At the beginning of the year, a group of students from Duke-NUS Medical School, the Lee Kong Chian School of Medicine (LKCMedicine) and NUS Yong Loo Lin School of Medicine came together, determined to bring back Camp Simba, an annual camp for children from cancer-afflicted families that had been suspended for two years because of the pandemic.
Conceptualised as a joint project in 2009 by students from Duke-NUS and NUS Medicine, Camp Simba offers a safe emotional support system, enabling children to have fun while forging lifelong friendships.
In 2020, students from LKCMedicine joined their peers from the two founding schools to organise the camp, making it the first time that all three medical schools were involved. But the COVID-19 pandemic forced the students to put the camp on hold due to safety restrictions.
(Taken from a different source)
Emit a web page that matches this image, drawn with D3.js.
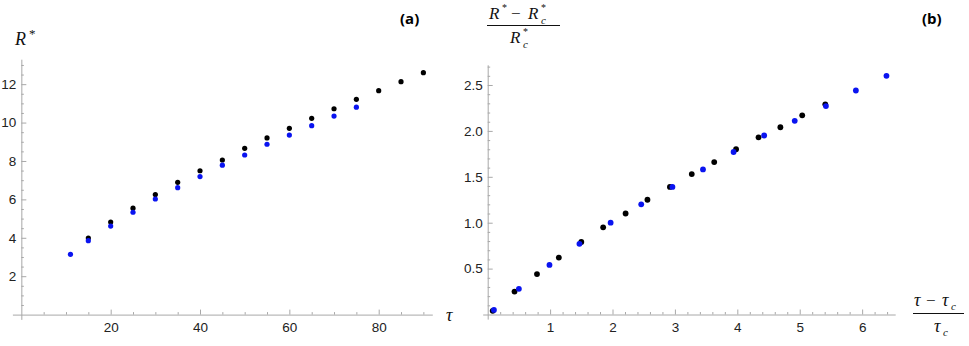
<!DOCTYPE html>
<html>
<head>
<meta charset="utf-8">
<script src="https://cdn.jsdelivr.net/npm/d3@7"></script>
<style>
  body { margin: 0; background: #fff; }
  svg { display: block; }
  .axis path, .axis line { stroke: #a8a8a8; }
  .axis text { font-family: "Liberation Sans", Arial, sans-serif; font-size: 13.5px; fill: #222; }
  .lab { font-family: "Liberation Serif", "Times New Roman", serif; font-style: italic; fill: #111; }
  .up { font-family: "Liberation Serif", serif; font-style: normal; fill: #111; }
  .tag { font-family: "Open Sans", sans-serif; font-weight: bold; font-size: 15px; fill: #000; }
</style>
</head>
<body>
<svg width="969" height="346"></svg>
<script>
// panel (a): R* against tau
var tauBlack = [15, 20, 25, 30, 35, 40, 45, 50, 55, 60, 65, 70, 75, 80, 85, 90],
    rBlack   = [3.99, 4.82, 5.54, 6.25, 6.89, 7.49, 8.05, 8.66, 9.20, 9.70, 10.22, 10.72, 11.21, 11.66, 12.13, 12.60],
    tauBlue  = [11, 15, 20, 25, 30, 35, 40, 45, 50, 55, 60, 65, 70, 75],
    rBlue    = [3.14, 3.85, 4.61, 5.33, 6.02, 6.61, 7.19, 7.78, 8.31, 8.87, 9.35, 9.84, 10.34, 10.80];

// panel (b): scaled values
var sxBlack = [0.08, 0.43, 0.79, 1.14, 1.50, 1.85, 2.21, 2.56, 2.92, 3.27, 3.63, 3.98, 4.34, 4.69, 5.04, 5.41],
    syBlack = [0.04, 0.25, 0.44, 0.62, 0.79, 0.95, 1.10, 1.25, 1.39, 1.53, 1.66, 1.80, 1.93, 2.04, 2.17, 2.29],
    sxBlue  = [0.10, 0.50, 0.99, 1.47, 1.97, 2.46, 2.96, 3.45, 3.94, 4.43, 4.92, 5.42, 5.90, 6.39],
    syBlue  = [0.05, 0.28, 0.54, 0.77, 1.00, 1.20, 1.39, 1.58, 1.77, 1.95, 2.11, 2.27, 2.44, 2.60];

var ticksA_x = [20, 40, 60, 80],
    ticksA_y = [2, 4, 6, 8, 10, 12],
    ticksB_x = [1, 2, 3, 4, 5, 6],
    ticksB_y = [0.5, 1.0, 1.5, 2.0, 2.5];

var svg = d3.select("svg");

function minor(lo, hi, step, major) {
  var out = [];
  for (var i = Math.ceil(lo / step); i * step <= hi + 1e-9; i++) {
    var v = +(i * step).toFixed(6);
    if (major.indexOf(v) < 0 && v !== 0) out.push(v);
  }
  return out;
}

function panel(o) {
  var x = d3.scaleLinear().domain(o.xd).range(o.xr),
      y = d3.scaleLinear().domain(o.yd).range(o.yr),
      g = svg.append("g");

  // minor ticks
  g.append("g").attr("class", "axis")
      .attr("transform", "translate(0," + y(0) + ")")
      .call(d3.axisBottom(x).tickValues(minor(0, o.xd[1], o.xm, o.xt)).tickSizeInner(-2.5).tickSizeOuter(0).tickFormat(""))
      .select(".domain").remove();
  g.append("g").attr("class", "axis")
      .attr("transform", "translate(" + x(0) + ",0)")
      .call(d3.axisLeft(y).tickValues(minor(0, o.yd[1], o.ym, o.yt)).tickSizeInner(-2.5).tickSizeOuter(0).tickFormat(""))
      .select(".domain").remove();

  // major ticks + axis lines
  g.append("g").attr("class", "axis")
      .attr("transform", "translate(0," + y(0) + ")")
      .call(d3.axisBottom(x).tickValues(o.xt).tickSizeInner(-5).tickSizeOuter(0).tickPadding(8).tickFormat(o.xf));
  g.append("g").attr("class", "axis")
      .attr("transform", "translate(" + x(0) + ",0)")
      .call(d3.axisLeft(y).tickValues(o.yt).tickSizeInner(-5).tickSizeOuter(0).tickPadding(5).tickFormat(o.yf));

  o.series.forEach(function(s) {
    g.append("g").selectAll("circle")
      .data(s.xs)
      .join("circle")
        .attr("cx", function(d) { return x(d); })
        .attr("cy", function(d, i) { return y(s.ys[i]); })
        .attr("r", o.r)
        .attr("fill", s.color);
  });
  return g;
}

panel({
  xd: [-2, 92], xr: [12.4, 432.3],
  yd: [-0.25, 13.3], yr: [319.4, 59.2],
  xt: ticksA_x, yt: ticksA_y, xm: 5, ym: 0.5,
  xf: d3.format("d"), yf: d3.format("d"), r: 2.6,
  series: [
    {xs: tauBlack, ys: rBlack, color: "#000"},
    {xs: tauBlue, ys: rBlue, color: "#0a14f0"}
  ]
});

panel({
  xd: [-0.08, 6.53], xr: [482.7, 895.2],
  yd: [-0.05, 2.72], yr: [319.1, 64.8],
  xt: ticksB_x, yt: ticksB_y, xm: 0.2, ym: 0.1,
  xf: d3.format("d"), yf: d3.format(".1f"), r: 2.9,
  series: [
    {xs: sxBlack, ys: syBlack, color: "#000"},
    {xs: sxBlue, ys: syBlue, color: "#0a14f0"}
  ]
});

// small helper for math-ish labels
function t(x, y, str, size, cls) {
  return svg.append("text").attr("class", cls || "lab")
    .attr("x", x).attr("y", y).style("font-size", size + "px").text(str);
}

t(400, 24, "(a)", 15, "tag");
t(922, 24, "(b)", 15, "tag");

// R*
t(15, 45, "R", 18);
t(29, 38, "*", 13, "up");

// tau on x axis of (a)
t(446, 321, "τ", 18);

// (b) y label: (R* - Rc*) / Rc*
t(489, 19, "R", 17);
t(502, 11, "*", 10, "up");
t(511, 19, "−", 17, "up");
t(528, 19, "R", 17);
t(541, 11, "*", 10, "up");
t(541, 24, "c", 11);
svg.append("line").attr("x1", 487).attr("x2", 560).attr("y1", 25.5).attr("y2", 25.5)
  .attr("stroke", "#111").attr("stroke-width", 1);
t(510, 43, "R", 17);
t(523, 35, "*", 10, "up");
t(523, 48, "c", 11);

// (b) x label: (tau - tau_c) / tau_c
t(914, 306, "τ", 18);
t(926, 306, "−", 17, "up");
t(942, 306, "τ", 18);
t(951, 310, "c", 11);
svg.append("line").attr("x1", 913).attr("x2", 964).attr("y1", 313.5).attr("y2", 313.5)
  .attr("stroke", "#111").attr("stroke-width", 1);
t(934, 332, "τ", 18);
t(943, 336, "c", 11);
</script>
</body>
</html>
Things finally started to looking up in January 2022 and the students returned to the drawing board. Besides the annual camp, the student organisers added three reunion camps to their plans.
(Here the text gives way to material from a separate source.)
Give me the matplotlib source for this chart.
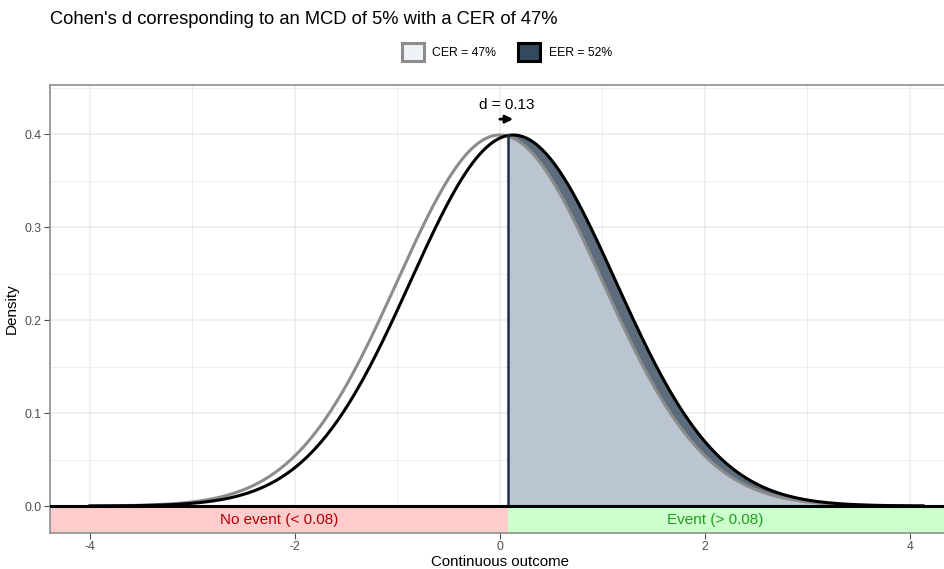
import numpy as np
import matplotlib.pyplot as plt
from matplotlib.patches import Patch

plt.rcParams['font.family'] = ['Liberation Sans', 'DejaVu Sans']
plt.rcParams['axes.unicode_minus'] = False

# values
cer_label = 'CER = 47%'
eer_label = 'EER = 52%'
cer_mean = 0.0
eer_mean = 0.13
sd = 1.0
threshold = 0.08
d_label = 'd = 0.13'
x_ticks = [-4, -2, 0, 2, 4]
y_ticks = [0.0, 0.1, 0.2, 0.3, 0.4]
band_labels = ['No event (< 0.08)', 'Event (> 0.08)']


def dnorm(x, mu, s):
    return np.exp(-0.5 * ((x - mu) / s) ** 2) / (s * np.sqrt(2 * np.pi))


x = np.linspace(-4, 4.13, 800)
y_cer = dnorm(x, cer_mean, sd)
y_eer = dnorm(x, eer_mean, sd)

fig = plt.figure(figsize=(9.44, 5.69), dpi=100)
ax = fig.add_axes([50 / 944, 1 - 533 / 569, 914 / 944, 448 / 569])

xlim = (-4.39, 4.53)
ylim = (-0.029, 0.4527)

# grid
for v in np.arange(-5, 6, 1):
    ax.axvline(v, color='#ebebeb', lw=1.1 if v % 2 == 0 else 0.6, zorder=0)
for v in np.arange(0, 0.46, 0.05):
    ax.axhline(v, color='#ebebeb', lw=1.1 if round(v * 20) % 2 == 0 else 0.6, zorder=0)

# event / no event bands
ax.fill_between([xlim[0], threshold], ylim[0], 0, color='#ffcccc', lw=0, zorder=1)
ax.fill_between([threshold, xlim[1]], ylim[0], 0, color='#ccffcc', lw=0, zorder=1)
ax.text((xlim[0] + threshold) / 2, ylim[0] / 2, band_labels[0], color='#b30000',
        ha='center', va='center', fontsize=11, zorder=2)
ax.text((threshold + xlim[1] - 0.4) / 2, ylim[0] / 2, band_labels[1], color='#1f9e1f',
        ha='center', va='center', fontsize=11, zorder=2)

# shaded areas above threshold
right = x >= threshold
ax.fill_between(x[right], 0, y_eer[right], color='#34495e', alpha=0.8, lw=0, zorder=2)
ax.fill_between(x[right], 0, y_cer[right], color='#e3ecf5', alpha=0.7, lw=0, zorder=3)

# density curves
ax.plot(x, y_cer, color='#8c8c8c', lw=2.2, zorder=4)
ax.plot(x, y_eer, color='black', lw=2.2, zorder=5)
ax.plot([threshold, threshold], [0, dnorm(threshold, eer_mean, sd)],
        color='#1f2f44', lw=1.8, zorder=6)
ax.axhline(0, color='black', lw=2.2, zorder=6)

# d arrow
ax.annotate('', xy=(eer_mean, 0.416), xytext=(cer_mean, 0.416),
            arrowprops=dict(arrowstyle='-|>', color='black', lw=2,
                            mutation_scale=11, shrinkA=0, shrinkB=0), zorder=7)
ax.text((cer_mean + eer_mean) / 2, 0.4235, d_label, ha='center', va='bottom', fontsize=11)

ax.set_xlim(xlim)
ax.set_ylim(ylim)
ax.set_xticks(x_ticks)
ax.set_yticks(y_ticks)
ax.set_yticklabels([f'{v:.1f}' for v in y_ticks])
ax.tick_params(colors='#4d4d4d', labelsize=8.8, length=4, width=0.8, pad=2)
for s in ax.spines.values():
    s.set_color('#8f8f8f')
    s.set_linewidth(1.2)
ax.set_ylabel('Density', fontsize=11, labelpad=4)

fig.text(500 / 944, 1 - 562 / 569, 'Continuous outcome', fontsize=10.8,
         ha='center', va='center')
fig.text(50 / 944, 1 - 20 / 569, "Cohen's d corresponding to an MCD of 5% with a CER of 47%",
         fontsize=13.2, ha='left', va='center')

handles = [Patch(facecolor='#eef2f7', edgecolor='#8c8c8c', lw=2.2, label=cer_label),
           Patch(facecolor='#34495e', edgecolor='black', lw=2.2, label=eer_label)]
fig.legend(handles=handles, loc='center', bbox_to_anchor=(507 / 944, 1 - 52 / 569),
           ncol=2, frameon=False, fontsize=8.8, handlelength=1.8, handleheight=1.9,
           columnspacing=1.8, handletextpad=0.7)

fig.savefig('out.png', dpi=100)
“Thankfully, as the camp approached, restrictions continued to ease and we were given the green light to go ahead,” said Ms Kelly Chang, NUS Camp Simba project director.
Well aware that COVID restrictions remained fluid, the student organisers drew up not one but three plans, catering for varying levels of potential COVID-19 regulations. On top of that, they also took extra care to ensure that each activity would be conducted safely.
“We couldn’t plan for overnight stays since we would have to take our masks off when sleeping, which might put our campers and medically vulnerable members of their family at risk. But we were still able to retain other vital elements of the camp, like the station games and psychosocial activities, while adding in new elements such as the tie dye workshop,” said Ms Meenakshi Siddharthan, Duke-NUS Camp Simba project director and Year Two MD student.
When the big day finally arrived, the room over in the NUS Medicine building buzzed with excitement as both 50 student facilitators and 30 campers aged between seven and 16 opened up to one another with the help of a few icebreaker games.
“As the kids started streaming in one by one, we scrambled to make sure that they were comfortable and not startled by us—who were all older students. At first, they looked uneasy, but as the programmes began, everything changed,” recalled Ms Raksha Aiyappan, LKCMedicine Camp Simba project director.
And during the two days of the camp, there were bursts of boisterous fun as well as quiet moments when the campers focused on learning new skills, such as during the tie-dye workshop.
The campers and student facilitators’ bonds that were forged on the first day provided a good foundation for the psychosocial activity on Day Two of the camp. During this activity, the facilitators guided the children on introspecting and opening up about their experiences. The campers were also divided into two groups based on their age, with children above the age of seven in one group and those aged between 12 to 16 in another.
While the group with older children shared deep and intense conversations that allowed them to get to know each other on a deeper level, facilitators working with the younger campers had some interesting conversations too.
“Chatting with the younger campers showed us that even though children may appear unbothered, they are often very complicated beneath the surface, especially when they come from such difficult emotional circumstances,” reflected Ms Meenakshi.
Reflecting on the bonding, joy and friendship that Camp Simba offers, Ms Chang, who led this year’s camp, shared a more personal story as this year’s camp drew to a close: She had been a camper from 2015 to 2017 and returned later in 2019 as a Simba Sibling—an alumnus of the event—to help facilitate the camp.
“I hope to inspire more campers to return to the camp in the future to give back to the wonderful Camp Simba community,” said Ms Chang.
“Eventually, we hope to build a network of camp alumni, known as ‘Simba Siblings’ and a community in which participants are able to draw support and strength from one another,” added Ms Aiyappan.